Tell us a little bit about yourself and your improvement journey?
I started my work on service improvements while leading the Hartlepool Partnership from 2000-2010. It was a Local Strategic Partnership, working across the borough, bringing together community and voluntary sector representatives with those from the public and private sectors. It was an enriching and incredibly rewarding role. There was very much a can do attitude from the MP, the directly elected Mayor, all of the chief executives, business leaders and community representatives who attended, to improve Hartlepool as a whole not just their individual college, police station, job centre or hospital. I realised then that it was the space between meetings that was important – the opportunities for improvements to be identified during informal conversations as well as strategic reviews. Equally important were the high levels of trust that developed and enabled partners to be open with each other about challenges in service delivery.

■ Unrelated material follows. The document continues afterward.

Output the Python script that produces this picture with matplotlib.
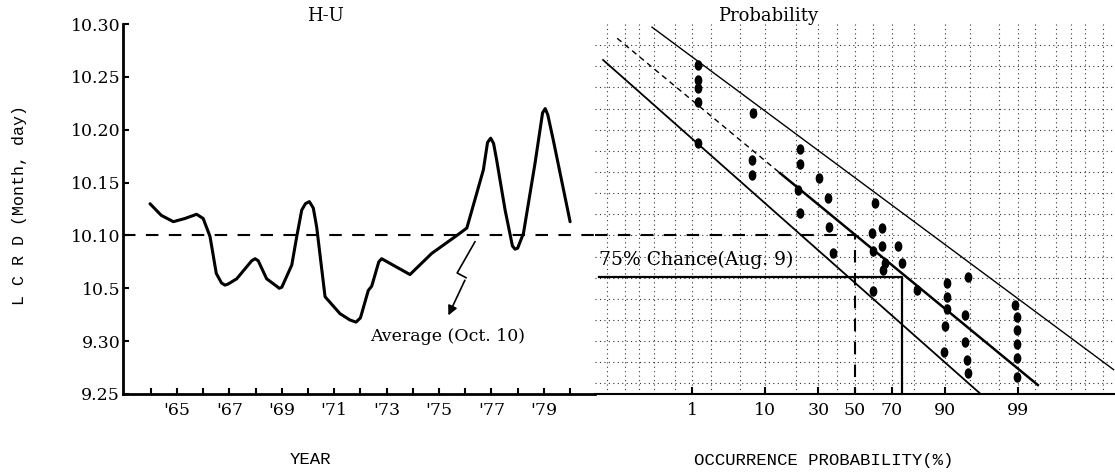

But that improvement took place in a very different political and financial environment to the one I’m working in today. The borough was receiving significant additional funding from central government to tackle health inequalities, community safety, education and employment. A wealth of organisations, including the Improvement and Development Agency, Government Office North East, the Audit Commission, the Strategic Health Authority, and the Health Inequalities National Support Team were on hand to offer support when you wanted it. And often when you didn’t!
I think the key to delivering improvement is to really understand the reality of what goes on in the GP practice, on the ward, in the clinic and the pressures people are under in their everyday working life.
In my current role I’m leading a service improvement programme optimising anticoagulation for Atrial Fibrillation. Here, I think the key to delivering improvement is to really understand the reality of what goes on in the GP practice, on the ward, in the clinic and the pressures people are under in their everyday working life.
What attracted you to Q?
There were two key reasons. The fact Q strongly positions patients and service users at the heart of improvement activity and the wide range of learning opportunities available. I was particularly attracted by the fact I can tailor my involvement, matching my current learning needs and interests with available opportunities.
What are you hoping to get out of Q?
I’m really looking forward to the peer-to-peer support – that I can learn from and with people actively delivering quality improvement, understanding current challenges and opportunities. I think delivering improvements in health and care is so unique – the pressures on the system, the funding and payment systems that sit in the background, the complexities of IT and information governance and the rich opportunities for research. And yet the real challenge is remembering we are delivering service improvements at a time when many of our service users are feeling incredibly vulnerable, painful or anxious. Sometimes it’s easy to forget our own responsibility for learning and development, and I’m really hoping that being a Q member will bring a renewed focus to this part of my work.